The next season the Hornets were hit by injuries that made their cast weaker, but he still had All Star David West that kind of took him out of running. There were no All Star teammates as supporting players in this category.
 
By: Matt Buser
On: 1/11/2010 10:10:00 AM
no all-stars is certainly reasonable criteria, although i'd argue that getting 21/8 from west wasn't any better than kobe getting 15/9/5 from odom in his season listed above, and both teams were certainly trash beyond that
 
By: The Professor
On: 1/11/2010 12:13:00 PM
I can see that. I personally think that Lamar Odom is one of the most criminally underrated players in the NBA, and I'm pretty sure I've got a couple of blogs to that effect in my library somewhere. That was actually a big reason that Kobe's season ranked below TMac's on this list, because between Odom and Phil that is a solid foundation for a team...as we've seen over the past two seasons, where the current Lakers were essentially the Kobe/Odom/Phil base plus one more really good player. But yeah, "no All Stars" was simple and reasonable for a place to start a Solo Mission team. I'm sure Paul will factor heavily into this kind of list for the next decade.
 
By: ndu867
On: 1/13/2010 2:06:00 AM
Good list. Can't argue with it; The Professor defended keeping Paul off it well. Also, if we take Phil into consideration, in my opinion Byron Scott is a great coach. That was a scapegoat in New Orleans, him and Frank Lawrence in New Jersey. Like Barkley said about Saunders in Minnesota, what, do they think he just woke up and forgot how to coach?

Odom is not really underrated as long as you keep in mind that the playoffs are what it's all about in a league where half the teams make the postseason.
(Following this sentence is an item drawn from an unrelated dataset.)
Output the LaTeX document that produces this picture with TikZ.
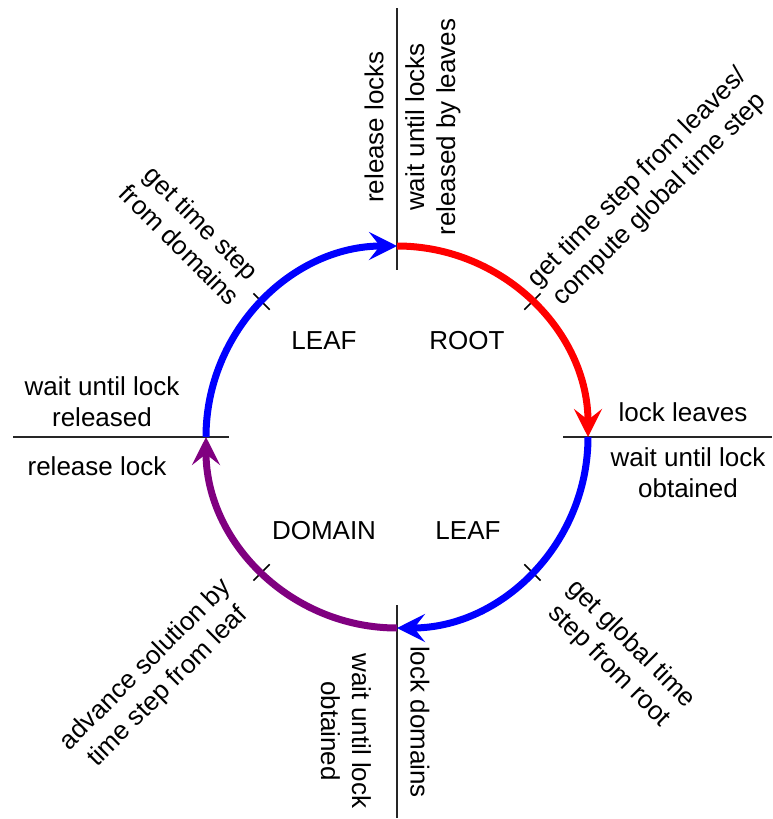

He's respected as who he is. He's a player who can complete your team, but not one you build around, because while he is good (maybe very good) at every aspect of the game, he cannot dominate offensively. He can make some plays, but I remember a scout saying he was 'as good as a guy with a shaky jumper and an average first step is going to get', and that's why he can't carry an offense. Obviously, he can't carry a defense either. What he brings to the team is versatility, an ability to create mismatches because whatever the other team chooses to do he provides you with a good counter. You don't base your team around that guy, you complete it with him. But because playoff success determines a player's value, he's not underrated. Does he really receive less respect than, say, Ray Allen (now, not five years ago), Turkoglu, or Mo Williams? (Ginobili and Parker in San Antonio are better than he is.)I'd say that's the caliber of player he is, and that's not bad. But don't confuse him for an all-star (well, not beyond T-Mac and Iverson this year). Pietrus in Orlando is underrated, but he'll get some love when the playoffs roll around.
 
By: The Professor
On: 1/18/2010 11:28:00 AM
Re: Odom. NDU, it is interesting that you use postseason production as the means to show that Odom isn't a superstar, because Odom actually had excellent postseasons as the second option on the Lakers. Part of that is matchup, since they played the Suns twice and Odom was just too big for Shawn Marion, but averaging 19 points and 12 boards with PERs in the 18 - 20 range like he did in those playoffs is actually a lot better than anything Odom ever did in the regular season.